Looking like a cyclops, Catalyst used a pneumatic-powered tri-fingered grabber to reach out and embrace the ball, lifting it above the heads of spectators near the field, and dropping it over the hurdle, or gently placing it atop the hurdle. It was generally agreed, by those who know, that Catalyst was the most dangerous-looking robot around.
With its maneuverability and control, Catalyst was merciless, and relentlessly scored against opponents. Our team was a finalist at the Portland regional competition, but we were just getting warmed up.
At Seattle, we went all the way, winning the regional championship and advancing to the world championship in Atlanta, Georgia. We also won the Motorola Quality Award.
The competition at Atlanta is of a different order. The best teams in the country, those with years of experience, come here. This was only our second year as a team. There are so many teams at the championship that they are divided into four divisions. We played in the Galileo division, and advanced through the elimination rounds to the quarterfinals. There we formed an alliance with Skunkworks (team 1983) and Las Guerrillas (team 469). Alas, we were outmatched and didn't make it beyond the quarterfinals.
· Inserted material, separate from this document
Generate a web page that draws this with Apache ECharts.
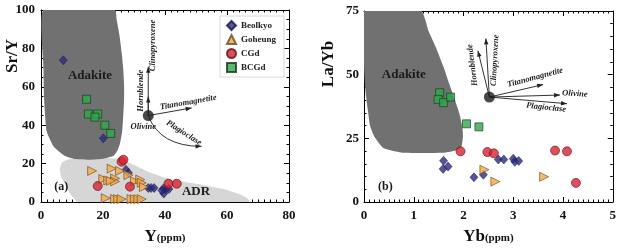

2008 was the second year in a row that we went to the championship. Even though we didn't win, we went up against the best teams in the country and made a good showing. Going to the championship is profound, no matter how many times you go.
2007: Epic
by Austin Weary
The 2007 build season was definitely one to remember. We tossed around basic ideas, and then we designed and built as we went along. "Precise Enough" was truly the team motto. Thanks to the dedication of the core members and mentors, the club managed to make it all come together.
We shared a joint practice field with several other teams. It seemed some of the teams never showed up, but we were there all the time.
We really had no idea what to expect in Portland. Amazingly enough, our team was one of the few that had a reliable autonomous mode, and this turned heads at the competition.
Picking alliances was no easy task. We never thought we'd finish in the top eight, and didn't do any scouting. We picked teams 360 and 2149 but didn't make it past the quarter-finals. Our performance, though, was enough to impress the judges, and they awarded us the Rookie All-Star Award.
Then we realized that the award came with an invitation to the FIRST championship in Atlanta. The atmosphere in Atlanta was much stronger than it was in Portland. 344 FRC teams competed on four fields. It was overwhelming.
We flipped a number of times during the endgame but our autonomous mode worked beautifully. We finished with a record of 5-2 and were ranked in the top 15 on our field. Our robot broke in our last match, but we managed to fix it quickly. Sadly, none of the top eight alliances picked us, so we didn't get to compete in the elimination rounds.
We learned a lot that year, and we were proud of what we had accomplished. Somehow, with a lot of dedication and intuition, we managed to put our foot in the door toward becoming a powerhouse team in the Northwest.